Sobre o assunto, a Federação dos Estudantes da Universidade do Chile, que tem sido muito ativa durante as manifestações, afirmou em um documento onde reúne todas as pautas do movimeno estudantil: “Nos une a firme convicção de que a educação é um componente essencial para alcançar um novo projeto histórico de desenvolvimento democrático que tanto anseia o país para superar as escandalosas brechas de desigualdade que presenciamos hoje. Desta forma, foi exposta a necessidade urgente de recuperar a educação como um direito social e humano universal que deve ser garantido pela Constituição Chilena.”
Outras demandas importantes são a criação de um novo sistema de financiamento, pois o atual faz com que cerca de 40% dos estudantes deixem as universidades endividados e a desmunicipalização da educação, já que Pinochet desmantelou o Ministério da Educacao, passando a responsabilidade administrativa e financeira para as comunas, que, grosso modo, podem ser comparadas a subprefeituras. Esse sistema faz com que a distribuição de verbas seja desigual entre as comunas.

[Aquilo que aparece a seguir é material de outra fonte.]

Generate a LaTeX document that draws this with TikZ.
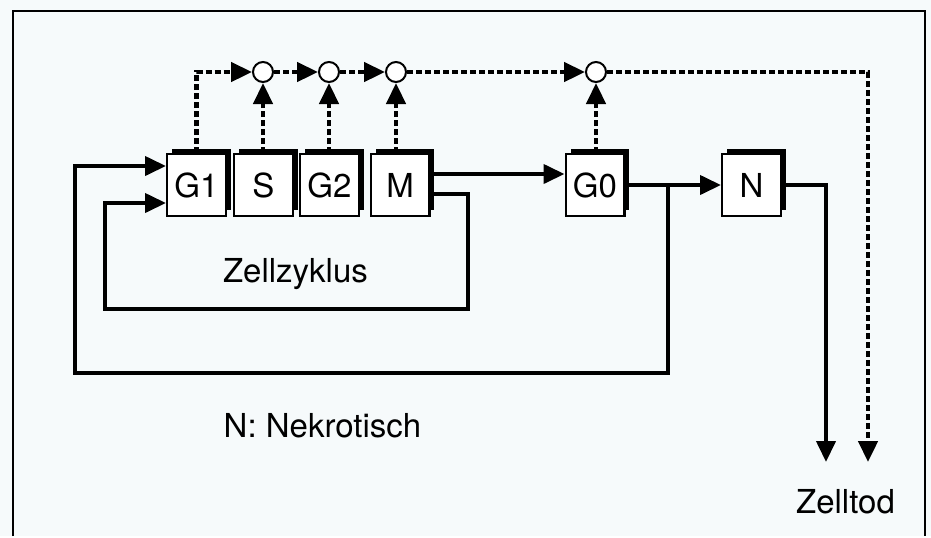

Atualmente, entretanto, não são só os estudantes que pautam suas reivindicações. No dia 8 deste mês, os trabalhadores do Banco de Santiago começaram uma greve por reajustes salariais, e nos últimos meses ocorreram também paralisações de mineiros e taxistas.
Um hospital público de Santiago, Posta Central, interrompe suas atividades toda vez que ocorrem marchas, e são convocadas também panelaços nos quais muitos adultos e idosos batem panelas para manifestar seu apoio aos estudantes.
Até agora, o governo ainda não apresentou nenhuma proposta satisfatória para os manifestantes. A última tentativa, de estabelcer uma mesa de diálogo com o Congresso, foi rechaçada pelos estudantes universitários, mas bem vista pelos secundaristas. Muitos setores que compõem a ala universitária do movimento acreditam que a melhor solução para o impasse colocado é a realização de um plebiscito, e não veem essa mesa de diálogo como capaz de realizar a mudanca estrutural que desejam.
Desta forma, seguem as mobilizações no Chile, e já está fechado um calendário nacional de mobilizações para as próximas semanas. No dia 16 está marcada uma “velaton”, e todos que apóiam o movimento devem colocar velas em suas janelas. Na quinta, dia 18, acontecerá uma jornada de protesto nacional, e estão marcadas marchas e panelaços. Nos dias 24 e 25 haverá uma greve geral, puxada pela CUT (Central Unitária dos Trabalhadores do Chile).
Em Santiago, está marcado um bem humorado protesto na Praça das Armas, no qual todos deverão se reunir para fazer um grande “iiiiiiiii” pela educação, fazendo referência ao prefeito da comuna de Santiago, Pablo Zalaquett, que, devido a um tique, utiliza essas vogais no meio de suas frases.
O governo também se diz preocupado com a possibilidade dos estudantes perderem o ano. Quanto a isso, Patricio Perez, 16 anos, estudante de um colégio ocupado, responde com uma frase que muito está se ouvindo: “Perder o ano, mas ganhar o futuro”.